Abstract

Accurate and robust localization using multi-modal sensors is crucial for autonomous driving applications. Although wheel encoder measurements can provide additional velocity information for visual-inertial odometry (VIO), the existing visual-inertial-wheel odometry (VIWO) still cannot avoid long-term drift caused by the low-precision attitude acquired by the gyroscope of a low-cost inertial measurement unit (IMU), especially in visually restricted scenes where the visual information cannot accurately correct for the IMU bias. In this work, leveraging the powerful data processing capability of deep learning, we propose a novel tightly coupled monocular visual-inertial-wheel odometry with neural gyroscope calibration (NGC) to obtain accurate, robust, and long-term localization for autonomous vehicles. First, to cure the drift of the gyroscope, we design a robust neural gyroscope calibration network for low-cost IMU gyroscope measurements (called NGC-Net). Following a carefully deduced mathematical calibration model, NGC-Net leverages the temporal convolutional network to extract different scale features from raw IMU measurements in the past and regress the gyroscope corrections to output the de-noised gyroscope.

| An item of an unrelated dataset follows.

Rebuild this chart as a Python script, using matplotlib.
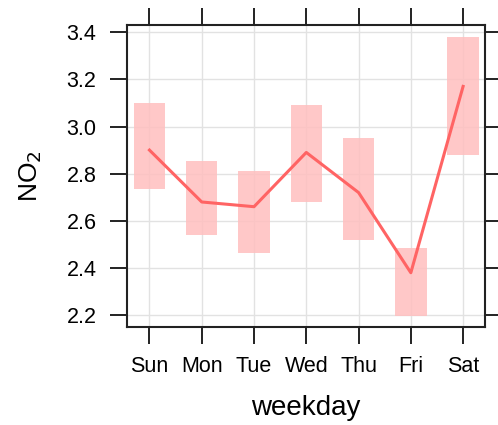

A series of experiments on public datasets show that our NGC-Net has better performance on gyroscope de-noising than learning methods and competes with state-of-the-art VIO methods. Moreover, based on the more accurate de-noised gyroscope, an effective strategy for combining the advantages of VIWO and NGC-Net outputs is proposed in a tightly coupled framework, which significantly improves the accuracy of the state-of-the-art VIO/VIWO methods. In long-term and large-scale urban environments, our RNGC-VIWO tracking system performs robustly, and experimental results demonstrate the superiority of our method in terms of robustness and accuracy.